If Fish advances, he may face the man who beat him in Los Angeles, Ernests Gulbis who, when on song, has the ability to beat almost anyone put before him. That may be Mikhail Youzhny, who is also no slouch when it comes to hard-court battles, though he has spent the summer on clay.
Matches to watch out for: Wawrinka v Nalbandian, Round One; Lopez v Stepanek, Round One; Gulbis v Youzhny, Round Two; Murray v Wawrinka, Round Three.
Quarter Four: Rafael Nadal
Nadal opted out of Spain’s Davis Cup tie in the States to rest, regroup and try to work out the puzzle that is Djokovic.
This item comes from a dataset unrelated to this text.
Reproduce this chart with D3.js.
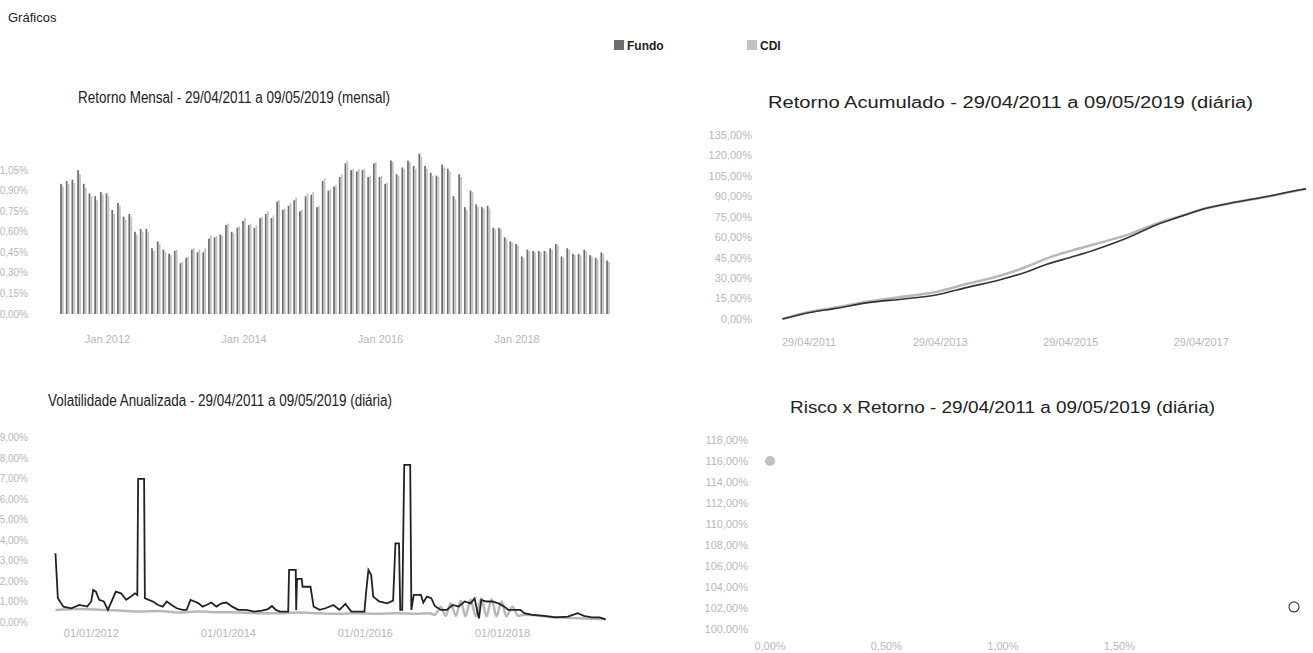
<!DOCTYPE html>
<html>
<head>
<meta charset="utf-8">
<script src="https://cdn.jsdelivr.net/npm/d3@7"></script>
<style>
  body { margin: 0; background: #fff; }
  text { font-family: "Liberation Sans", Arial, sans-serif; }
</style>
</head>
<body>
<svg id="page" width="1313" height="653"></svg>
<script>

// series names + colours (legend)
var seriesNames = ["Fundo", "CDI"];
var seriesColors = {"Fundo": "#6e6e6e", "CDI": "#c2c2c2"};

// ---------- retorno mensal (mai/2011 .. mai/2019), % ----------
var mensalFundo = [
  0.95, 0.97, 0.98, 1.05, 0.95, 0.88, 0.86, 0.89,
  0.88, 0.76, 0.81, 0.71, 0.73, 0.60, 0.62, 0.62, 0.48, 0.53, 0.47, 0.44,
  0.46, 0.37, 0.41, 0.47, 0.45, 0.45, 0.55, 0.56, 0.58, 0.65, 0.60, 0.63,
  0.68, 0.65, 0.63, 0.70, 0.73, 0.70, 0.82, 0.76, 0.79, 0.83, 0.75, 0.86,
  0.87, 0.78, 0.97, 0.90, 0.93, 1.00, 1.10, 1.05, 1.04, 1.05, 1.00, 1.10,
  1.00, 0.95, 1.12, 1.02, 1.07, 1.12, 1.08, 1.17, 1.08, 1.03, 1.01, 1.09,
  1.06, 0.86, 1.02, 0.78, 0.90, 0.80, 0.78, 0.79, 0.63, 0.63, 0.56, 0.53,
  0.51, 0.42, 0.47, 0.46, 0.46, 0.46, 0.48, 0.51, 0.42, 0.48, 0.44, 0.44,
  0.47, 0.43, 0.41, 0.45, 0.39
];
var mensalCDI = [
  0.93, 0.95, 0.96, 1.02, 0.92, 0.86, 0.83, 0.87,
  0.86, 0.73, 0.79, 0.69, 0.71, 0.58, 0.60, 0.60, 0.46, 0.51, 0.45, 0.43,
  0.47, 0.38, 0.42, 0.48, 0.47, 0.48, 0.57, 0.57, 0.57, 0.66, 0.59, 0.64,
  0.70, 0.66, 0.65, 0.71, 0.75, 0.72, 0.83, 0.77, 0.81, 0.85, 0.76, 0.88,
  0.89, 0.79, 0.99, 0.91, 0.94, 1.02, 1.12, 1.06, 1.06, 1.06, 1.01, 1.11,
  1.01, 0.96, 1.11, 1.01, 1.06, 1.11, 1.06, 1.15, 1.06, 1.01, 1.00, 1.07,
  1.04, 0.84, 1.00, 0.76, 0.89, 0.78, 0.77, 0.77, 0.62, 0.62, 0.55, 0.52,
  0.50, 0.41, 0.46, 0.45, 0.45, 0.45, 0.47, 0.50, 0.41, 0.47, 0.43, 0.43,
  0.46, 0.42, 0.40, 0.44, 0.38
];
var mensalTicks = [0, 0.15, 0.30, 0.45, 0.60, 0.75, 0.90, 1.05];
var mensalXLabels = ["Jan 2012", "Jan 2014", "Jan 2016", "Jan 2018"];

// ---------- retorno acumulado (%), datas em anos decimais ----------
var acumT     = [2011.33, 2011.73, 2012.15, 2012.64, 2013.19, 2013.68, 2014.16, 2014.65, 2015.08, 2015.38, 2015.75, 2016.11, 2016.60, 2017.09, 2017.45, 2017.82, 2018.18, 2018.73, 2019.31, 2019.35];
var acumFundo = [0, 4.6, 7.8, 12.0, 14.7, 17.6, 23.2, 28.6, 34.7, 40.1, 45.3, 50.6, 59.2, 69.7, 75.6, 81.2, 84.9, 89.7, 95.2, 95.5];
var acumCDI   = [0, 5.1, 8.4, 12.8, 16.5, 19.8, 25.8, 31.5, 38.5, 44.5, 50.0, 54.8, 61.5, 70.5, 75.8, 81.2, 84.8, 89.5, 95.0, 95.3];
var acumTicks = [0, 15, 30, 45, 60, 75, 90, 105, 120, 135];
var acumXLabels = ["29/04/2011", "29/04/2013", "29/04/2015", "29/04/2017"];

// ---------- volatilidade anualizada (%) ----------
var volFundoT = [2011.330, 2011.365, 2011.446, 2011.562, 2011.678, 2011.794, 2011.852, 2011.881, 2011.921, 2011.968,
  2012.037, 2012.095, 2012.159, 2012.211, 2012.287, 2012.362, 2012.431, 2012.489, 2012.524, 2012.536,
  2012.623, 2012.634, 2012.692, 2012.750, 2012.826, 2012.895, 2012.953, 2013.023, 2013.098, 2013.185,
  2013.243, 2013.301, 2013.359, 2013.417, 2013.475, 2013.533, 2013.602, 2013.678, 2013.753, 2013.823,
  2013.910, 2013.997, 2014.113, 2014.229, 2014.344, 2014.431, 2014.489, 2014.547, 2014.605, 2014.692,
  2014.727, 2014.739, 2014.837, 2014.843, 2014.855, 2014.924, 2014.936, 2015.052, 2015.098, 2015.185,
  2015.272, 2015.388, 2015.475, 2015.562, 2015.649, 2015.736, 2015.840, 2015.863, 2015.898, 2015.939,
  2015.968, 2016.055, 2016.171, 2016.258, 2016.292, 2016.344, 2016.362, 2016.391, 2016.420, 2016.507,
  2016.524, 2016.559, 2016.663, 2016.698, 2016.750, 2016.814, 2016.866, 2016.953, 2017.040, 2017.127,
  2017.214, 2017.301, 2017.388, 2017.446, 2017.492, 2017.510, 2017.544, 2017.620, 2017.707, 2017.794,
  2017.881, 2017.939, 2018.026, 2018.113, 2018.171, 2018.287, 2018.460, 2018.634, 2018.808, 2018.953,
  2019.040, 2019.156, 2019.272, 2019.359];
var volFundo = [3.35, 1.16, 0.75, 0.67, 0.83, 0.75, 1.00, 1.56, 1.48, 1.08,
  1.00, 0.59, 1.08, 1.48, 1.40, 1.08, 1.24, 1.40, 1.32, 6.98,
  6.98, 1.16, 1.08, 1.00, 0.83, 0.75, 1.00, 0.83, 0.67, 0.59,
  0.59, 1.08, 1.00, 0.91, 0.75, 0.83, 0.95, 0.75, 0.91, 0.95,
  0.75, 0.59, 0.59, 0.51, 0.56, 0.63, 0.78, 0.59, 0.51, 0.51,
  0.51, 2.54, 2.54, 0.59, 2.10, 2.10, 1.72, 1.72, 0.75, 0.59,
  0.67, 0.83, 0.59, 0.88, 0.51, 0.51, 0.51, 1.40, 2.54, 2.29,
  1.24, 1.00, 0.91, 1.04, 3.84, 3.84, 0.59, 0.59, 7.66, 7.66,
  0.59, 1.32, 1.32, 0.95, 1.24, 1.16, 0.78, 0.59, 0.59, 0.83,
  0.75, 1.00, 0.91, 1.16, 0.43, 0.18, 1.08, 1.00, 1.00, 0.91,
  0.75, 0.59, 0.59, 0.59, 0.43, 0.35, 0.30, 0.23, 0.26, 0.43,
  0.30, 0.23, 0.23, 0.13];
var volCDIT = [2011.330, 2011.678, 2012.026, 2012.258, 2012.547, 2012.837, 2013.127, 2013.417, 2013.707, 2013.997,
  2014.287, 2014.576, 2014.866, 2015.156, 2015.446, 2015.736, 2016.026, 2016.316, 2016.605, 2016.779,
  2016.866, 2016.953, 2017.023, 2017.098, 2017.173, 2017.243, 2017.313, 2017.388, 2017.463, 2017.544,
  2017.620, 2017.695, 2017.765, 2017.840, 2017.910, 2017.997, 2018.084, 2018.171, 2018.634, 2019.359];
var volCDI = [0.59, 0.63, 0.59, 0.56, 0.51, 0.54, 0.46, 0.51, 0.48, 0.46,
  0.43, 0.43, 0.46, 0.43, 0.40, 0.43, 0.40, 0.43, 0.40, 0.43,
  0.35, 0.75, 0.30, 0.91, 0.30, 1.04, 0.28, 1.08, 0.28, 1.16,
  0.28, 1.11, 0.28, 1.00, 0.28, 0.75, 0.30, 0.35, 0.23, 0.13];
var volTicks = [0, 1, 2, 3, 4, 5, 6, 7, 8, 9];
var volXLabels = ["01/01/2012", "01/01/2014", "01/01/2016", "01/01/2018"];

// ---------- risco x retorno ----------
var riscoNames = ["CDI", "Fundo"];
var riscoX = [0.00, 2.25];     // volatilidade %
var riscoY = [116.0, 102.1];   // retorno %
var riscoYTicks = [100, 102, 104, 106, 108, 110, 112, 114, 116, 118];
var riscoXTicks = [0, 0.5, 1.0, 1.5];

var titles = [
  "Retorno Mensal - 29/04/2011 a 09/05/2019 (mensal)",
  "Retorno Acumulado - 29/04/2011 a 09/05/2019 (diária)",
  "Volatilidade Anualizada - 29/04/2011 a 09/05/2019 (diária)",
  "Risco x Retorno - 29/04/2011 a 09/05/2019 (diária)"
];

var labelColor = "#b8b8b8";
var svg = d3.select("#page");

// decimal year -> Date
function decYear(d) {
  var y = Math.floor(d);
  var a = new Date(y, 0, 1).getTime(), b = new Date(y + 1, 0, 1).getTime();
  return new Date(a + (d - y) * (b - a));
}
var pct = function(dec) {
  return function(v) { return d3.format("." + dec + "f")(v).replace(".", ",") + "%"; };
};

// header
svg.append("text").attr("x", 8).attr("y", 22)
  .style("font-size", "13px").style("fill", "#222").text("Gráficos");

// legend
var legX = [614, 747];
seriesNames.forEach(function(n, i) {
  svg.append("rect").attr("x", legX[i]).attr("y", 40).attr("width", 10).attr("height", 10)
    .style("fill", seriesColors[n]);
  svg.append("text").attr("x", legX[i] + 13).attr("y", 50)
    .style("font-size", "12px").style("font-weight", "bold").style("fill", "#222").text(n);
});

// titles: [x start, baseline, width]
var titlePos = [[78, 103, 312], [768, 108, 485], [48, 406, 344], [790, 413, 425]];
titles.forEach(function(t, i) {
  svg.append("text").attr("x", titlePos[i][0]).attr("y", titlePos[i][1])
    .attr("textLength", titlePos[i][2]).attr("lengthAdjust", "spacingAndGlyphs")
    .style("font-size", "16px").style("fill", "#222").text(t);
});

function yLabels(g, scale, ticks, x, fmt, size) {
  g.selectAll(null).data(ticks).enter().append("text")
    .attr("x", x).attr("y", function(d) { return scale(d); }).attr("dy", "0.35em")
    .attr("text-anchor", "end").style("font-size", (size || 11) + "px").style("fill", labelColor)
    .text(fmt);
}

// ================= Retorno Mensal =================
var months = d3.timeMonth.range(new Date(2011, 4, 1), new Date(2019, 5, 1));
var mensal = months.map(function(m, i) { return {m: m, Fundo: mensalFundo[i], CDI: mensalCDI[i]}; });

var xM = d3.scaleBand().domain(d3.range(months.length)).range([60, 610]).paddingInner(0.3);
var xMs = d3.scaleBand().domain(seriesNames).range([0, xM.bandwidth()]).padding(0.08);
var yM = d3.scaleLinear().domain([0, 1.2]).range([314, 314 - 1.2 * 137]);

var gM = svg.append("g");
yLabels(gM, yM, mensalTicks, 28, pct(2), 10);

gM.selectAll(".grp").data(mensal).enter().append("g")
  .attr("transform", function(d, i) { return "translate(" + xM(i) + ",0)"; })
  .selectAll("rect").data(function(d) { return seriesNames.map(function(n) { return {n: n, v: d[n]}; }); })
  .enter().append("rect")
  .attr("x", function(d) { return xMs(d.n); })
  .attr("width", xMs.bandwidth())
  .attr("y", function(d) { return yM(d.v); })
  .attr("height", function(d) { return yM(0) - yM(d.v); })
  .style("fill", function(d) { return seriesColors[d.n]; });

var mTickIdx = [8, 32, 56, 80]; // Jan 2012, 2014, 2016, 2018
gM.selectAll(".xl").data(mensalXLabels).enter().append("text")
  .attr("x", function(d, i) { return xM(mTickIdx[i]) + xM.bandwidth() / 2; })
  .attr("y", 343).attr("text-anchor", "middle")
  .style("font-size", "11px").style("fill", labelColor).text(function(d) { return d; });

// ================= Retorno Acumulado =================
var tStart = new Date(2011, 3, 29), tEnd = new Date(2019, 4, 9);
var xA = d3.scaleTime().domain([tStart, tEnd]).range([782, 1306]);
var yA = d3.scaleLinear().domain([0, 135]).range([319, 135]);
var gA = svg.append("g");
yLabels(gA, yA, acumTicks, 752, pct(2));

var lineA = d3.line().x(function(d) { return xA(decYear(d[0])); }).y(function(d) { return yA(d[1]); })
  .curve(d3.curveMonotoneX);
gA.append("path").attr("d", lineA(acumT.map(function(t, i) { return [t, acumCDI[i]]; })))
  .style("fill", "none").style("stroke", "#b8b8b8").style("stroke-width", 2.5);
gA.append("path").attr("d", lineA(acumT.map(function(t, i) { return [t, acumFundo[i]]; })))
  .style("fill", "none").style("stroke", "#333").style("stroke-width", 1.6);

var aTicks = [new Date(2011, 3, 29), new Date(2013, 3, 29), new Date(2015, 3, 29), new Date(2017, 3, 29)];
gA.selectAll(".xl").data(acumXLabels).enter().append("text")
  .attr("x", function(d, i) { return xA(aTicks[i]); }).attr("y", 346)
  .style("font-size", "11px").style("fill", labelColor).text(function(d) { return d; });

// ================= Volatilidade =================
var xV = d3.scaleTime().domain([tStart, tEnd]).range([55, 605]);
var yV = d3.scaleLinear().domain([0, 9]).range([622, 622 - 9 * 20.5]);
var gV = svg.append("g");
yLabels(gV, yV, volTicks, 28, pct(2), 10);

var lineV = d3.line().x(function(d) { return xV(decYear(d[0])); }).y(function(d) { return yV(d[1]); });
gV.append("path").attr("d", lineV.curve(d3.curveMonotoneX)(volCDIT.map(function(t, i) { return [t, volCDI[i]]; })))
  .style("fill", "none").style("stroke", "#b8b8b8").style("stroke-width", 2.5);
gV.append("path").attr("d", lineV.curve(d3.curveLinear)(volFundoT.map(function(t, i) { return [t, volFundo[i]]; })))
  .style("fill", "none").style("stroke", "#222").style("stroke-width", 1.8);

var vTicks = [new Date(2012, 0, 1), new Date(2014, 0, 1), new Date(2016, 0, 1), new Date(2018, 0, 1)];
gV.selectAll(".xl").data(volXLabels).enter().append("text")
  .attr("x", function(d, i) { return xV(vTicks[i]) - 10; }).attr("y", 637).attr("text-anchor", "middle")
  .style("font-size", "11px").style("fill", labelColor).text(function(d) { return d; });

// ================= Risco x Retorno =================
var xS = d3.scaleLinear().domain([0, 2.25]).range([770, 1294]);
var yS = d3.scaleLinear().domain([100, 118]).range([629, 440]);
var gS = svg.append("g");
yLabels(gS, yS, riscoYTicks, 748, pct(2));
gS.selectAll(".xl").data(riscoXTicks).enter().append("text")
  .attr("x", function(d) { return xS(d); }).attr("y", 650).attr("text-anchor", "middle")
  .style("font-size", "11px").style("fill", labelColor).text(pct(2));

gS.selectAll("circle").data(riscoNames).enter().append("circle")
  .attr("cx", function(d, i) { return xS(riscoX[i]); })
  .attr("cy", function(d, i) { return yS(riscoY[i]); })
  .attr("r", 5)
  .style("fill", function(d) { return d == "CDI" ? seriesColors.CDI : "#fff"; })
  .style("stroke", function(d) { return d == "CDI" ? "none" : "#444"; })
  .style("stroke-width", 1.2);

</script>
</body>
</html>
Even putting aside his losses on the hard courts and the grass, Nadal has never been dominated by anyone on clay until this year by Djokovic.
One thing’s for sure: He will have spent his off-season working harder than ever for he needs to hit the ground running to make an early statement of intent ahead of the defence of his U.S. title.
The draw for Montreal should help his campaign, posing few threats in the early rounds. His first seeded opponent ought to be Fernando Verdasco, who Nadal has beaten in all their 11 matches—including last year’s U.S. Open. Based on Verdasco’s recent form, however, it may be Janko Tipsarevic who advances to the third round.
Nadal’s quarterfinal opponent should be Berdych, who he beat in Miami this year. The Czech reached the quarters in Canada last year but the rest of his U.S. form was unimpressive and he has struggled to live up to his ranking for most of 2011.
It is possible, indeed, that recent Umag winner, Alexandr Dolgopolov, could shake up this segment. He made a big impression at the Australian Open in beating Tsonga and Soderling, and pushed Murray to four sets.
He also met Berdych in this event last year in a close three-setter and Dolgopolov is a stronger player now. He may be the dark horse for a quarterfinal against Nadal.
Matches to watch out for: Berdych v Dolgopolov, Round Two; Tipsarevic v Verdasco, Round Two.